Ultimately, I’m happy to have completed the novel and not jumped straight into the second book in the trilogy.  It has prepared me for Larsson’s writing style – which I am now thoroughly enjoying.  It was an entertaining read – swift (mostly) and eye-opening.  I would definitely recommend it.

The Problem with Watching the Movie First

The Girl with the Dragon Tattoo by Stieg Larsson has yet to really hook me.  I am ten chapters in and I keep waiting for something to happen.  I like the straightforward, simple writing (keeping in mind that this is a translation).  I haven’t read any Nordic writers – with the exception of Henrik Ibsen, whose plays also demonstrate a simple, direct writing style that exposes social ironies.  I wouldn’t call Larson’s use of voice ironic; he is straightfoward – a journalist just like Mikael Blomkvist.  The story reads in a journalistic fashion.  A bunch of really interesting facts about the Vangers, about Salander, about Swedish bureaucracy that I read and read and read to get to the end so I can start reading book two of the series The Girl Who Played with Fire which is the story I am actually interested in.

I am diligently reading because I enjoyed the movie so much that I am itching to know what happens next in Lisbeth Salander’s life.  But, since I am a true book nerd, I am compelled to read the books, in order, instead of waiting for the next movie.

I convince myself that it’s really neat to come across moments in the novel that didn’t make it to the screen and ponder directorial choices.  I tell myself that it’s great to know more about the characters and see them become three-dimensional in the novel.  It doesn’t work.  I’ve got the movie moving through my head as I read – I can’t make up my own Sweden because my imagination is saturated with Fincher’s vision of the novel.  Oh well, fortunately, I don’t mind Fincher’s vision – certain shots showed off winter’s beauty and actually made it look appealing.  This is from someone who unabashedly hibernates through the cold Canadian winter – winter activities? Only if sitting by the fireplace with a glass of wine counts!

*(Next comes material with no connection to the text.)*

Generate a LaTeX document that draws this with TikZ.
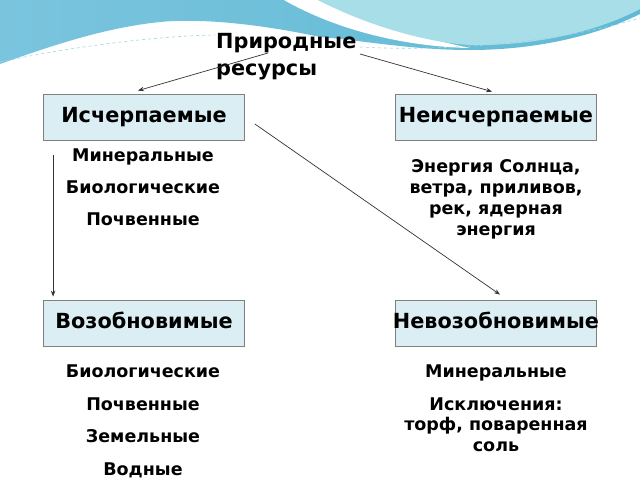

So, my main problem isn’t the book at all.  It’s that I watched the movie first.  It is an age-old argument: do you read the book first, or watch the movie.  I’ve done both, and in either order, the book always ends up being better.  However, in the past when I watched the movie first (say, Harry Potter), reading the book was enriched by the film.

In this case, I can’t seem to get through all the set up in the earlier chapters to get to the good stuff later on.  I’m hesitant to say, that maybe, for the first time ever, I enjoyed the movie more than the book.  I can’t be completely certain of this until I finish it – but, right now, it seems to be the case.

I hope I change my mind by the end of the novel.